L’utente finale compie i processi di business che sono supportati da un software Erp e la loro competenza, o la mancanza di questa, ha un effetto diretto sull’efficacia di questi processi. Sfortunatamente, il training dell’utente-finale è uno degli aspetti più trascurati dell’Erp ed è ancora più trascurato nel caso di un’accelerazione. Il training costituisce l’ultimo step prima del go-live e se il progetto è in ritardo o sta sforando il budget, la tendenza è di abbreviarlo in modo da risparmiare tempo.
Inoltre, un cambiamento nell’organizzazione del management, in un’implementazione accelerata può scaturire in un tempo insufficiente per orientare il proprio staff verso i nuovi processi di business.
Correre verso il go-live senza avere una visione a lungo termine è un altro dei rischi di un’implementazione accelerata.
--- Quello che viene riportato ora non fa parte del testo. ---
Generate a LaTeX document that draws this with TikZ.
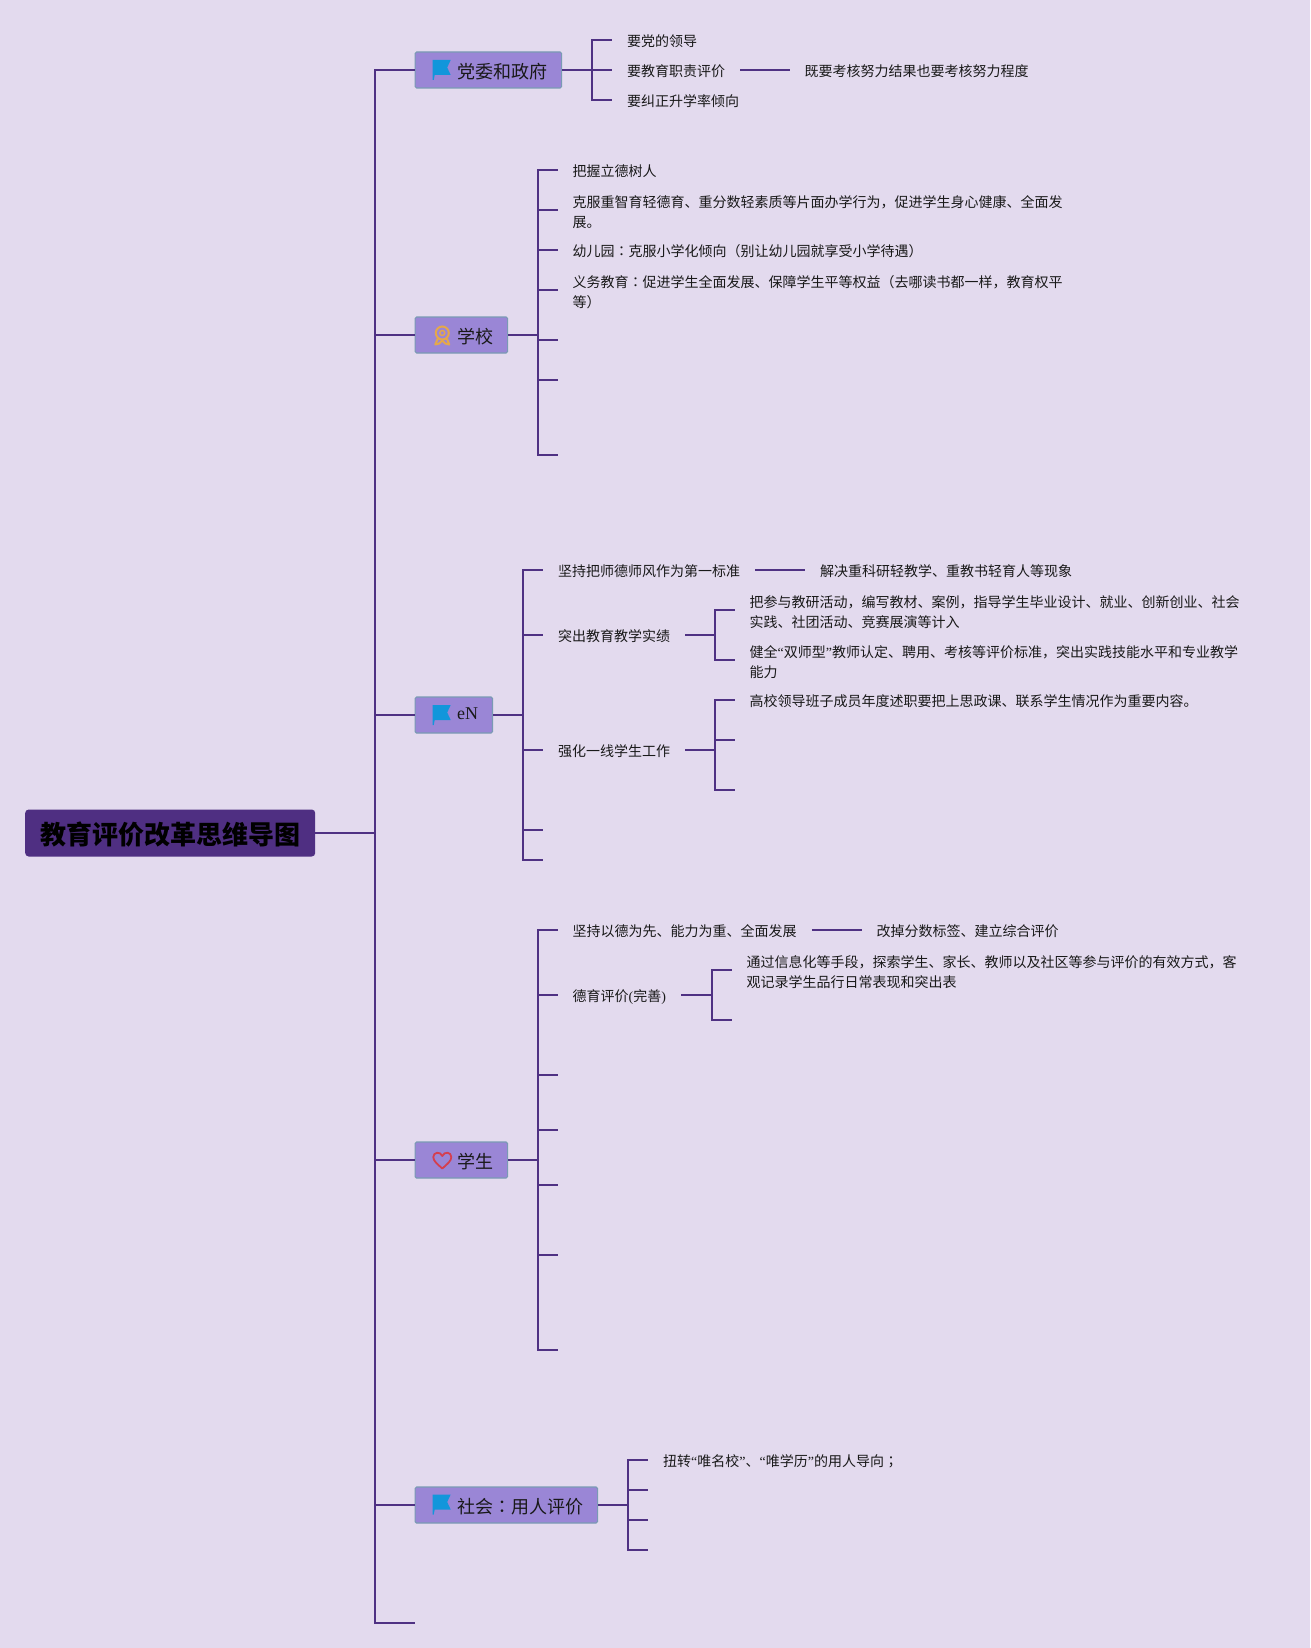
\documentclass[tikz,border=0pt]{standalone}
\usepackage{fontspec}
\setmainfont{Noto Sans CJK SC}
\newfontfamily\latinfont{Liberation Serif}
\newfontfamily\tcfont{Noto Sans CJK TC}
\newcommand{\lat}[1]{{\latinfont #1}}
\newcommand{\alt}[1]{{\tcfont #1}}
\definecolor{pagebg}{HTML}{E3DAEE}
\definecolor{linecol}{HTML}{4F3183}
\definecolor{rootfill}{HTML}{4F2F82}
\definecolor{topicfill}{HTML}{9A86D6}
\definecolor{topicedge}{HTML}{7A9AB4}
\definecolor{flagblue}{HTML}{1296DB}
\definecolor{medalcol}{HTML}{E5A84B}
\definecolor{heartcol}{HTML}{D43F4F}
\tikzset{
    link/.style={draw=linecol, line width=2pt},
    rootbox/.style={fill=rootfill, rounded corners=3.5pt, anchor=west, inner xsep=0pt, minimum width=290pt, minimum height=47pt,
        font=\fontsize{26}{30}\selectfont\bfseries, text=black,
        execute at begin node={\rule[-2.2pt]{0pt}{28.2pt}}},
    topicbox/.style={fill=topicfill, draw=topicedge, line width=1.2pt, rounded corners=1.5pt, anchor=west, inner xsep=0pt, minimum height=36pt,
        font=\fontsize{18}{22}\selectfont, text=black!90,
        execute at begin node={\rule[-2.3pt]{0pt}{22.3pt}\hspace*{42pt}},
        execute at end node={\hspace*{14.5pt}}},
    leaf/.style={anchor=west, align=left, inner xsep=15pt, inner ysep=0pt,
        font=\fontsize{14}{20}\selectfont, text=black!90,
        execute at begin node={\rule[-2pt]{0pt}{17.6pt}}},
    leaftwo/.style={leaf,
        execute at begin node={\rule[-2pt]{0pt}{38.9pt}}},
    flagicon/.pic={
        \fill[flagblue] (0,0) -- (18,0) -- (14.5,7.5) -- (18,15) -- (2,15) -- (1,20) -- (0,20) -- cycle;
    },
    medalicon/.pic={
        \draw[medalcol, line width=2pt] (0,0) circle (6.5);
        \draw[medalcol, line width=1.4pt] (0,0) circle (2.5);
        \draw[medalcol, line width=2pt, line join=round] (-4.5,5.5) -- (-7,11.5) -- (-3,10.5) -- (0,7.5) -- (3,10.5) -- (7,11.5) -- (4.5,5.5);
    },
    hearticon/.pic={
        \draw[heartcol, line width=1.8pt, line join=round] (0,8.5)
            .. controls (-5,4) and (-9,1) .. (-9,-3)
            .. controls (-9,-8) and (-2,-9) .. (0,-4)
            .. controls (2,-9) and (9,-8) .. (9,-3)
            .. controls (9,1) and (5,4) .. (0,8.5) -- cycle;
    },
}
\begin{document}
\begin{tikzpicture}[x=1pt, y=-1pt]
    \useasboundingbox[fill=pagebg] (0,0) rectangle (1310,1648);

    % Root and main topics
    \node[rootbox] (root) at (25,833) {教育评价改革思维导图};
    \node[topicbox] (party) at (414.5,70) {党委和政府};
    \node[topicbox] (school) at (414.5,335) {学校};
    \node[topicbox] (teacher) at (414.5,715) {\raisebox{3.9pt}{\lat{eN}}};
    \node[topicbox] (student) at (414.5,1160) {学生};
    \node[topicbox] (society) at (414.5,1505) {社会\alt{：}用人评价};
    \coordinate (lastend) at (414.5,1623);

    % Icons
    \pic at (432.7,60) {flagicon};
    \pic at (442.3,333) {medalicon};
    \pic at (442.3,1160) {hearticon};
    \pic at (432.7,705) {flagicon};
    \pic at (432.7,1494.5) {flagicon};

    % Spine
    \draw[link] (root.east) -- (374.5,833) |- (party.west);
    \draw[link] (374.5,833) |- (school.west);
    \draw[link] (374.5,833) |- (teacher.west);
    \draw[link] (374.5,833) |- (student.west);
    \draw[link] (374.5,833) |- (society.west);
    \draw[link] (374.5,833) |- (lastend);

    % Party
    \node[leaf] (p1) at (612,40) {要党的领导};
    \node[leaf] (p2) at (612,70) {要教育职责评价};
    \node[leaf] (p3) at (612,100) {要纠正升学率倾向};
    \node[leaf] (p2a) at (789.5,70) {既要考核努力结果也要考核努力程度};
    \draw[link] (party.east) -- (p2.west);
    \draw[link] (591.5,70) |- (p1.west);
    \draw[link] (591.5,70) |- (p3.west);
    \draw[link] (p2.east) -- (p2a.west);

    % School
    \node[leaf] (s1) at (557.5,170) {把握立德树人};
    \node[leaftwo] (s2) at (557.5,210) {克服重智育轻德育、重分数轻素质等片面办学行为，促进学生身心健康、全面发\\展。};
    \node[leaf] (s3) at (557.5,250) {幼儿园\alt{：}克服小学化倾向（别让幼儿园就享受小学待遇）};
    \node[leaftwo] (s4) at (557.5,290) {义务教育\alt{：}促进学生全面发展、保障学生平等权益（去哪读书都一样，教育权平\\等）};
    \coordinate (s5) at (557.5,340);
    \coordinate (s6) at (557.5,380);
    \coordinate (s7) at (557.5,455);
    \draw[link] (school.east) -- (538,335) |- (s1.west);
    \draw[link] (538,335) |- (s2.west);
    \draw[link] (538,335) |- (s3.west);
    \draw[link] (538,335) |- (s4.west);
    \draw[link] (538,335) |- (s5);
    \draw[link] (538,335) |- (s6);
    \draw[link] (538,335) |- (s7);

    % Teacher
    \node[leaf] (t1) at (543,570) {坚持把师德师风作为第一标准};
    \node[leaf] (t2) at (543,635) {突出教育教学实绩};
    \node[leaf] (t3) at (543,750) {强化一线学生工作};
    \coordinate (t4) at (543,830);
    \coordinate (t5) at (543,860);
    \node[leaf] (t1a) at (805,570) {解决重科研轻教学、重教书轻育人等现象};
    \node[leaftwo] (t2a) at (734.5,610) {把参与教研活动，编写教材、案例，指导学生毕业设计、就业、创新创业、社会\\实践、社团活动、竞赛展演等计入};
    \node[leaftwo] (t2b) at (734.5,660) {健全\lat{“}双师型\lat{”}教师认定、聘用、考核等评价标准，突出实践技能水平和专业教学\\能力};
    \node[leaf] (t3a) at (734.5,700) {高校领导班子成员年度述职要把上思政课、联系学生情况作为重要内容。};
    \coordinate (t3b) at (734.5,740);
    \coordinate (t3c) at (734.5,790);
    \draw[link] (teacher.east) -- (522.5,715) |- (t1.west);
    \draw[link] (522.5,715) |- (t2.west);
    \draw[link] (522.5,715) |- (t3.west);
    \draw[link] (522.5,715) |- (t4);
    \draw[link] (522.5,715) |- (t5);
    \draw[link] (t1.east) -- (t1a.west);
    \draw[link] (t2.east) -- (714.5,635) |- (t2a.west);
    \draw[link] (714.5,635) |- (t2b.west);
    \draw[link] (t3.east) -- (714.5,750) |- (t3a.west);
    \draw[link] (714.5,750) |- (t3b);
    \draw[link] (714.5,750) |- (t3c);

    % Student
    \node[leaf] (u1) at (557.5,930) {坚持以德为先、能力为重、全面发展};
    \node[leaf] (u2) at (557.5,995) {德育评价\lat{(}完善\lat{)}};
    \coordinate (u3) at (557.5,1075);
    \coordinate (u4) at (557.5,1130);
    \coordinate (u5) at (557.5,1185);
    \coordinate (u6) at (557.5,1255);
    \coordinate (u7) at (557.5,1350);
    \node[leaf] (u1a) at (861.5,930) {改掉分数标签、建立综合评价};
    \node[leaftwo] (u2a) at (731.5,970) {通过信息化等手段，探索学生、家长、教师以及社区等参与评价的有效方式，客\\观记录学生品行日常表现和突出表};
    \coordinate (u2b) at (731.5,1020);
    \draw[link] (student.east) -- (538,1160) |- (u1.west);
    \draw[link] (538,1160) |- (u2.west);
    \draw[link] (538,1160) |- (u3);
    \draw[link] (538,1160) |- (u4);
    \draw[link] (538,1160) |- (u5);
    \draw[link] (538,1160) |- (u6);
    \draw[link] (538,1160) |- (u7);
    \draw[link] (u1.east) -- (u1a.west);
    \draw[link] (u2.east) -- (711.5,995) |- (u2a.west);
    \draw[link] (711.5,995) |- (u2b);

    % Society
    \node[leaf] (c1) at (648,1460) {扭转\lat{“}唯名校\lat{”}、\lat{“}唯学历\lat{”}的用人导向\alt{；}};
    \coordinate (c2) at (648,1490);
    \coordinate (c3) at (648,1520);
    \coordinate (c4) at (648,1550);
    \draw[link] (society.east) -- (627.5,1505) |- (c1.west);
    \draw[link] (627.5,1505) |- (c2);
    \draw[link] (627.5,1505) |- (c3);
    \draw[link] (627.5,1505) |- (c4);
\end{tikzpicture}
\end{document}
In sostanza, i clienti dovrebbero vedere la fase di implementazione come uno “sposalizio” e la consegna del software come “il matrimonio”. Mentre la cerimonia può durare sei mesi o più, il matrimonio può durare vent’anni.
Un fallimento della fase post-implementazione in cui il cliente dovrebbe essere in grado di operare e migliorare l’Erp condurrà a erodere i benefit.
Declassamento dell’obiettivo
Alla base dell’implementazione di un Erp, c’era (e c’è tuttora) l’obiettivo di un cambiamento ambizioso, il cosiddetto “to-be”, che potrebbe quindi, con un’implementazione accelerata finire per essere declassato.
“Non necessariamente – sostiene Mainetti. – Partendo da una base di esperienza concreta, quale quella del sistema verticalizzato e di un partner con più esperienze maturate nello stesso settore, è possibile costruire dei primi passi progettuali molto concreti e sicuri. In questo primo momento, l’azienda cliente ha il tempo di “crescere” assieme al nuovo sistema e di porsi nelle condizioni ideali per perseguire obiettivi susseguenti più ambiziosi. In pratica, agendo in questo modo, si va a contenere il rischio dell’”over-engineering” dei processi, preferendo una tecnica chiamata di “continuos improvement””.
“Infine – tiene a far presente Mainetti, – anche dal punto di vista tecnologico, le tecnologie oggi allo stato dell’arte quali Soa (Service Oriented Architecture) e Bpm (Business Process Management) tendono ad avvalorare questo nuovo modo di procedere in quanto rendono il sistema maggiormente flessibile ai cambiamenti. Cambiamenti che possono quindi essere apportati in modo continuo, senza richiedere livelli di costi simili a quelli sostenuti per la prima implementazione del sistema, ma che richiedono al contempo un’azienda “capace” di fare evolvere il proprio sistema informativo in modo coerente alle proprie esigenze di business”.